■ **YOUR GOAL**
Copy all the data exactly, except the pictures.
>> Begin MATERIALS PROVIDED
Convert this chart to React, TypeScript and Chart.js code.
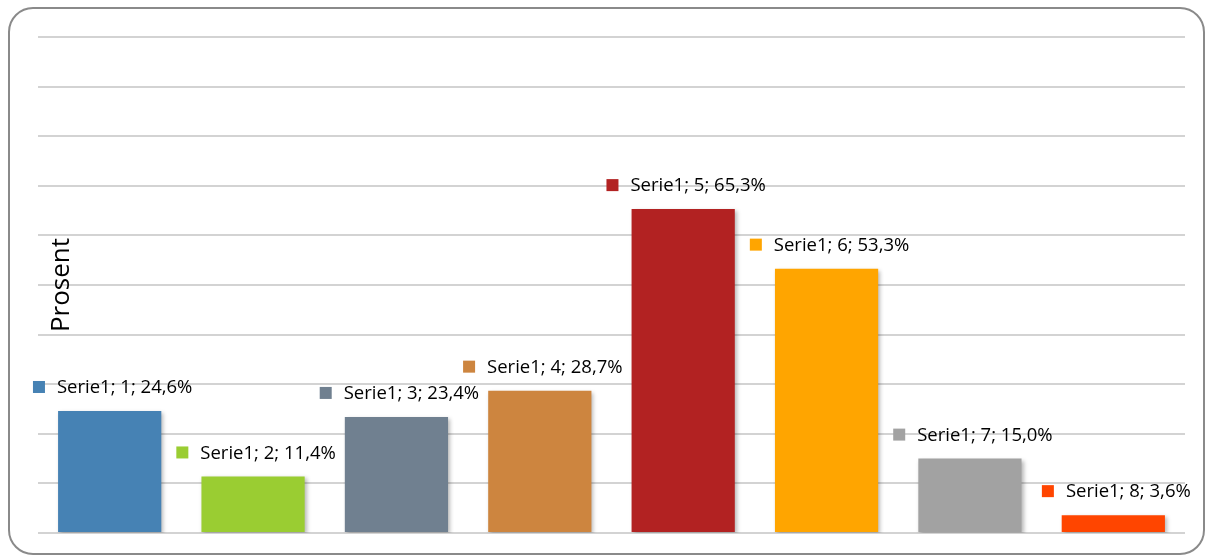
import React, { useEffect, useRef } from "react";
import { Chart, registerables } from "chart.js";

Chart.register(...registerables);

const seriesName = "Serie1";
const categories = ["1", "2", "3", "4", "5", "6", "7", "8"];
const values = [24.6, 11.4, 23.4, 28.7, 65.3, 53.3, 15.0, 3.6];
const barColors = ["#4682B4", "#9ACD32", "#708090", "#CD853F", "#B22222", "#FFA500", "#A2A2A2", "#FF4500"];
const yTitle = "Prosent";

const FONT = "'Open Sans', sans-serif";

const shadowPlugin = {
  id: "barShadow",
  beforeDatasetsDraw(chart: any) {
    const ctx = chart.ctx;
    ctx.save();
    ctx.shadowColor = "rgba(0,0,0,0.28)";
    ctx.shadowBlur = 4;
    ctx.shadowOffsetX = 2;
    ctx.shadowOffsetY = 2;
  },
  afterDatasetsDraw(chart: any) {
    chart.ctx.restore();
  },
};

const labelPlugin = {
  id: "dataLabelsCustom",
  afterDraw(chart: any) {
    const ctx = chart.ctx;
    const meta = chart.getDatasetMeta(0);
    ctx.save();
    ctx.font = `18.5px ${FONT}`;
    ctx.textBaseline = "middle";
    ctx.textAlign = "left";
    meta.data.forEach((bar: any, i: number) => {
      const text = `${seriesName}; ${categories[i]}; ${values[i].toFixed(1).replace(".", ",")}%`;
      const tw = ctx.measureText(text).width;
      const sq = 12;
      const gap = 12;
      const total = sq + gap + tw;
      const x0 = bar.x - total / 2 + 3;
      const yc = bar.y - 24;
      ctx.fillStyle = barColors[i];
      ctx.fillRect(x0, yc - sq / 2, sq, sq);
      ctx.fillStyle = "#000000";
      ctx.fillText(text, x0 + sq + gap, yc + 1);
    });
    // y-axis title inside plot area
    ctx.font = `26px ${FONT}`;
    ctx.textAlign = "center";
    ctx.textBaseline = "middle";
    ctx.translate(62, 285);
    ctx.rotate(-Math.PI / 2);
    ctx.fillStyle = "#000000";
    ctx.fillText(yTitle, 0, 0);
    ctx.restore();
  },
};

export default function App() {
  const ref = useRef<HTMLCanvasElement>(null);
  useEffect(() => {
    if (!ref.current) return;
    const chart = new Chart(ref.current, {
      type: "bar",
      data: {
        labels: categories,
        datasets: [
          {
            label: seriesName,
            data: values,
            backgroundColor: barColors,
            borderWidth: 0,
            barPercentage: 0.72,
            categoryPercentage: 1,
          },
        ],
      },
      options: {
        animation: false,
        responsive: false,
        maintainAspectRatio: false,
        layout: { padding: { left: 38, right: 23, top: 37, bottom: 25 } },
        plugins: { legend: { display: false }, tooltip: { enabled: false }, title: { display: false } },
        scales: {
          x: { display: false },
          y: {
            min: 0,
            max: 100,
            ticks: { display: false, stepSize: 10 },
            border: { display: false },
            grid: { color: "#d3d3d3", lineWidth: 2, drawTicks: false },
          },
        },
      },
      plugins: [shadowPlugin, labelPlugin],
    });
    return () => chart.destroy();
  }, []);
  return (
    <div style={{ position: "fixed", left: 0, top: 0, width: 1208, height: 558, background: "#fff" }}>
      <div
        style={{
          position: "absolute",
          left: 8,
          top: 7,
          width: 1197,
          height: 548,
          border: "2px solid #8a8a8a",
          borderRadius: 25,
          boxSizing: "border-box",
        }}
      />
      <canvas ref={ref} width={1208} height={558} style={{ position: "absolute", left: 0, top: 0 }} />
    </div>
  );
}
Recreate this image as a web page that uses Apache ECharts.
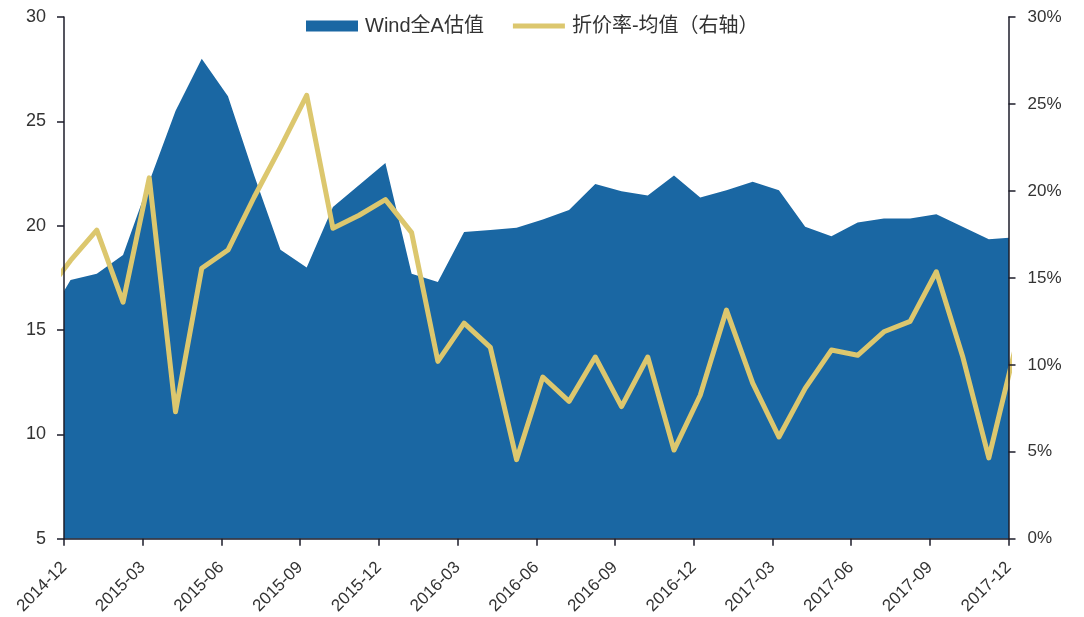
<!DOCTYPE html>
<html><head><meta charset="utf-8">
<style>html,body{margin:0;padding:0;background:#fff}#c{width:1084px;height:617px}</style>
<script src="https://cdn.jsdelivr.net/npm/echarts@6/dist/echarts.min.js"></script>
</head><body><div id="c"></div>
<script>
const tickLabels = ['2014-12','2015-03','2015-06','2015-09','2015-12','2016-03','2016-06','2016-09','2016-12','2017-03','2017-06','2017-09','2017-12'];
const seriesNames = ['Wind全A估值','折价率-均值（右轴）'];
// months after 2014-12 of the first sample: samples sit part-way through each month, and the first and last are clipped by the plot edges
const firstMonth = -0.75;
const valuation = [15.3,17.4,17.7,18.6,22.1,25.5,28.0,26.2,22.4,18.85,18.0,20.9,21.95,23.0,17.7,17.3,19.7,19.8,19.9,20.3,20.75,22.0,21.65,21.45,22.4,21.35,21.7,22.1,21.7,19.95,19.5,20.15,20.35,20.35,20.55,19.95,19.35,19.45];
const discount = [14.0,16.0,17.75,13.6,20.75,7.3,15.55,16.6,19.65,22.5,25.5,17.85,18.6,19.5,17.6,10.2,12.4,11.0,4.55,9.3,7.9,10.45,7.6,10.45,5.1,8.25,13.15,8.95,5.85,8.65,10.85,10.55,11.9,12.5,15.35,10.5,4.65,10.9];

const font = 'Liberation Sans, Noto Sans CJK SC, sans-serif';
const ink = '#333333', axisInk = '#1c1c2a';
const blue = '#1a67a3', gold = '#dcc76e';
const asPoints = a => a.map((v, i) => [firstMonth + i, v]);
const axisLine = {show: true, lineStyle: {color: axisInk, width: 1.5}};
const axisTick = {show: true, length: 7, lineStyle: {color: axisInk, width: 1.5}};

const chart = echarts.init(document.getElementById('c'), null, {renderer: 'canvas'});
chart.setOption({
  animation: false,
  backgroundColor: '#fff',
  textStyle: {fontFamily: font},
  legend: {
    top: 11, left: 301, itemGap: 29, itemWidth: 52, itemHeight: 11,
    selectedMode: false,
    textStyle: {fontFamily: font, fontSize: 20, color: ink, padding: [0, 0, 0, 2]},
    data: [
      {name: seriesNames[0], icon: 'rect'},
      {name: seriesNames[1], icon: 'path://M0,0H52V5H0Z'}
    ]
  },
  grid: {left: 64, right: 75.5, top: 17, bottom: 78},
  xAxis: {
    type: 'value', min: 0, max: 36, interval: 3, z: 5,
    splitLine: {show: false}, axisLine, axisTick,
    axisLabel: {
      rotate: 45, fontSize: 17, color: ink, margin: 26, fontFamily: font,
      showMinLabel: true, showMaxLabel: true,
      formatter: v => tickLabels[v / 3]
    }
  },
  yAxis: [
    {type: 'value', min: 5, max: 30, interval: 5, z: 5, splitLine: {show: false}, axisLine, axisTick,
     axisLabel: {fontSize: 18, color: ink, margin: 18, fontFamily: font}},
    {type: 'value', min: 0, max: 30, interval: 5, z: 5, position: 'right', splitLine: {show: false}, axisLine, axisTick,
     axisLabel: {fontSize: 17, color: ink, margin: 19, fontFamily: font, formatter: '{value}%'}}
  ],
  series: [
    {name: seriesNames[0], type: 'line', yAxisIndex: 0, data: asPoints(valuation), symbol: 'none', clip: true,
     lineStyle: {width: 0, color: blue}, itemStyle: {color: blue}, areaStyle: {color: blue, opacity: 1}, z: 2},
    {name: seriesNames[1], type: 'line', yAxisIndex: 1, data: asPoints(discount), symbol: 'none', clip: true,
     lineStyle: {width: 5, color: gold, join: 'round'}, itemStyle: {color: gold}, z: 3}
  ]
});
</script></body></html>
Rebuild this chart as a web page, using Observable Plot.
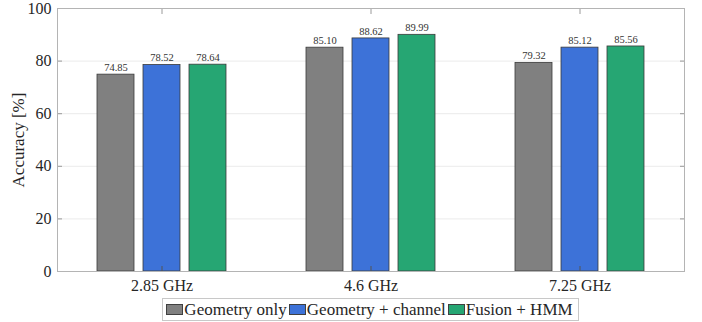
>> End MATERIALS PROVIDED
■ **WRITTEN SOLUTION**
Convert this chart to React, TypeScript and Chart.js code.
import React, { useEffect, useRef } from "react";
import { Chart, registerables } from "chart.js";

Chart.register(...registerables);

const seriesName = "Serie1";
const categories = ["1", "2", "3", "4", "5", "6", "7", "8"];
const values = [24.6, 11.4, 23.4, 28.7, 65.3, 53.3, 15.0, 3.6];
const barColors = ["#4682B4", "#9ACD32", "#708090", "#CD853F", "#B22222", "#FFA500", "#A2A2A2", "#FF4500"];
const yTitle = "Prosent";

const FONT = "'Open Sans', sans-serif";

const shadowPlugin = {
  id: "barShadow",
  beforeDatasetsDraw(chart: any) {
    const ctx = chart.ctx;
    ctx.save();
    ctx.shadowColor = "rgba(0,0,0,0.28)";
    ctx.shadowBlur = 4;
    ctx.shadowOffsetX = 2;
    ctx.shadowOffsetY = 2;
  },
  afterDatasetsDraw(chart: any) {
    chart.ctx.restore();
  },
};

const labelPlugin = {
  id: "dataLabelsCustom",
  afterDraw(chart: any) {
    const ctx = chart.ctx;
    const meta = chart.getDatasetMeta(0);
    ctx.save();
    ctx.font = `18.5px ${FONT}`;
    ctx.textBaseline = "middle";
    ctx.textAlign = "left";
    meta.data.forEach((bar: any, i: number) => {
      const text = `${seriesName}; ${categories[i]}; ${values[i].toFixed(1).replace(".", ",")}%`;
      const tw = ctx.measureText(text).width;
      const sq = 12;
      const gap = 12;
      const total = sq + gap + tw;
      const x0 = bar.x - total / 2 + 3;
      const yc = bar.y - 24;
      ctx.fillStyle = barColors[i];
      ctx.fillRect(x0, yc - sq / 2, sq, sq);
      ctx.fillStyle = "#000000";
      ctx.fillText(text, x0 + sq + gap, yc + 1);
    });
    // y-axis title inside plot area
    ctx.font = `26px ${FONT}`;
    ctx.textAlign = "center";
    ctx.textBaseline = "middle";
    ctx.translate(62, 285);
    ctx.rotate(-Math.PI / 2);
    ctx.fillStyle = "#000000";
    ctx.fillText(yTitle, 0, 0);
    ctx.restore();
  },
};

export default function App() {
  const ref = useRef<HTMLCanvasElement>(null);
  useEffect(() => {
    if (!ref.current) return;
    const chart = new Chart(ref.current, {
      type: "bar",
      data: {
        labels: categories,
        datasets: [
          {
            label: seriesName,
            data: values,
            backgroundColor: barColors,
            borderWidth: 0,
            barPercentage: 0.72,
            categoryPercentage: 1,
          },
        ],
      },
      options: {
        animation: false,
        responsive: false,
        maintainAspectRatio: false,
        layout: { padding: { left: 38, right: 23, top: 37, bottom: 25 } },
        plugins: { legend: { display: false }, tooltip: { enabled: false }, title: { display: false } },
        scales: {
          x: { display: false },
          y: {
            min: 0,
            max: 100,
            ticks: { display: false, stepSize: 10 },
            border: { display: false },
            grid: { color: "#d3d3d3", lineWidth: 2, drawTicks: false },
          },
        },
      },
      plugins: [shadowPlugin, labelPlugin],
    });
    return () => chart.destroy();
  }, []);
  return (
    <div style={{ position: "fixed", left: 0, top: 0, width: 1208, height: 558, background: "#fff" }}>
      <div
        style={{
          position: "absolute",
          left: 8,
          top: 7,
          width: 1197,
          height: 548,
          border: "2px solid #8a8a8a",
          borderRadius: 25,
          boxSizing: "border-box",
        }}
      />
      <canvas ref={ref} width={1208} height={558} style={{ position: "absolute", left: 0, top: 0 }} />
    </div>
  );
}
Recreate this image as a web page that uses Apache ECharts.
<!DOCTYPE html>
<html><head><meta charset="utf-8">
<style>html,body{margin:0;padding:0;background:#fff}#c{width:1084px;height:617px}</style>
<script src="https://cdn.jsdelivr.net/npm/echarts@6/dist/echarts.min.js"></script>
</head><body><div id="c"></div>
<script>
const tickLabels = ['2014-12','2015-03','2015-06','2015-09','2015-12','2016-03','2016-06','2016-09','2016-12','2017-03','2017-06','2017-09','2017-12'];
const seriesNames = ['Wind全A估值','折价率-均值（右轴）'];
// months after 2014-12 of the first sample: samples sit part-way through each month, and the first and last are clipped by the plot edges
const firstMonth = -0.75;
const valuation = [15.3,17.4,17.7,18.6,22.1,25.5,28.0,26.2,22.4,18.85,18.0,20.9,21.95,23.0,17.7,17.3,19.7,19.8,19.9,20.3,20.75,22.0,21.65,21.45,22.4,21.35,21.7,22.1,21.7,19.95,19.5,20.15,20.35,20.35,20.55,19.95,19.35,19.45];
const discount = [14.0,16.0,17.75,13.6,20.75,7.3,15.55,16.6,19.65,22.5,25.5,17.85,18.6,19.5,17.6,10.2,12.4,11.0,4.55,9.3,7.9,10.45,7.6,10.45,5.1,8.25,13.15,8.95,5.85,8.65,10.85,10.55,11.9,12.5,15.35,10.5,4.65,10.9];

const font = 'Liberation Sans, Noto Sans CJK SC, sans-serif';
const ink = '#333333', axisInk = '#1c1c2a';
const blue = '#1a67a3', gold = '#dcc76e';
const asPoints = a => a.map((v, i) => [firstMonth + i, v]);
const axisLine = {show: true, lineStyle: {color: axisInk, width: 1.5}};
const axisTick = {show: true, length: 7, lineStyle: {color: axisInk, width: 1.5}};

const chart = echarts.init(document.getElementById('c'), null, {renderer: 'canvas'});
chart.setOption({
  animation: false,
  backgroundColor: '#fff',
  textStyle: {fontFamily: font},
  legend: {
    top: 11, left: 301, itemGap: 29, itemWidth: 52, itemHeight: 11,
    selectedMode: false,
    textStyle: {fontFamily: font, fontSize: 20, color: ink, padding: [0, 0, 0, 2]},
    data: [
      {name: seriesNames[0], icon: 'rect'},
      {name: seriesNames[1], icon: 'path://M0,0H52V5H0Z'}
    ]
  },
  grid: {left: 64, right: 75.5, top: 17, bottom: 78},
  xAxis: {
    type: 'value', min: 0, max: 36, interval: 3, z: 5,
    splitLine: {show: false}, axisLine, axisTick,
    axisLabel: {
      rotate: 45, fontSize: 17, color: ink, margin: 26, fontFamily: font,
      showMinLabel: true, showMaxLabel: true,
      formatter: v => tickLabels[v / 3]
    }
  },
  yAxis: [
    {type: 'value', min: 5, max: 30, interval: 5, z: 5, splitLine: {show: false}, axisLine, axisTick,
     axisLabel: {fontSize: 18, color: ink, margin: 18, fontFamily: font}},
    {type: 'value', min: 0, max: 30, interval: 5, z: 5, position: 'right', splitLine: {show: false}, axisLine, axisTick,
     axisLabel: {fontSize: 17, color: ink, margin: 19, fontFamily: font, formatter: '{value}%'}}
  ],
  series: [
    {name: seriesNames[0], type: 'line', yAxisIndex: 0, data: asPoints(valuation), symbol: 'none', clip: true,
     lineStyle: {width: 0, color: blue}, itemStyle: {color: blue}, areaStyle: {color: blue, opacity: 1}, z: 2},
    {name: seriesNames[1], type: 'line', yAxisIndex: 1, data: asPoints(discount), symbol: 'none', clip: true,
     lineStyle: {width: 5, color: gold, join: 'round'}, itemStyle: {color: gold}, z: 3}
  ]
});
</script></body></html>
Rebuild this chart as a web page, using Observable Plot.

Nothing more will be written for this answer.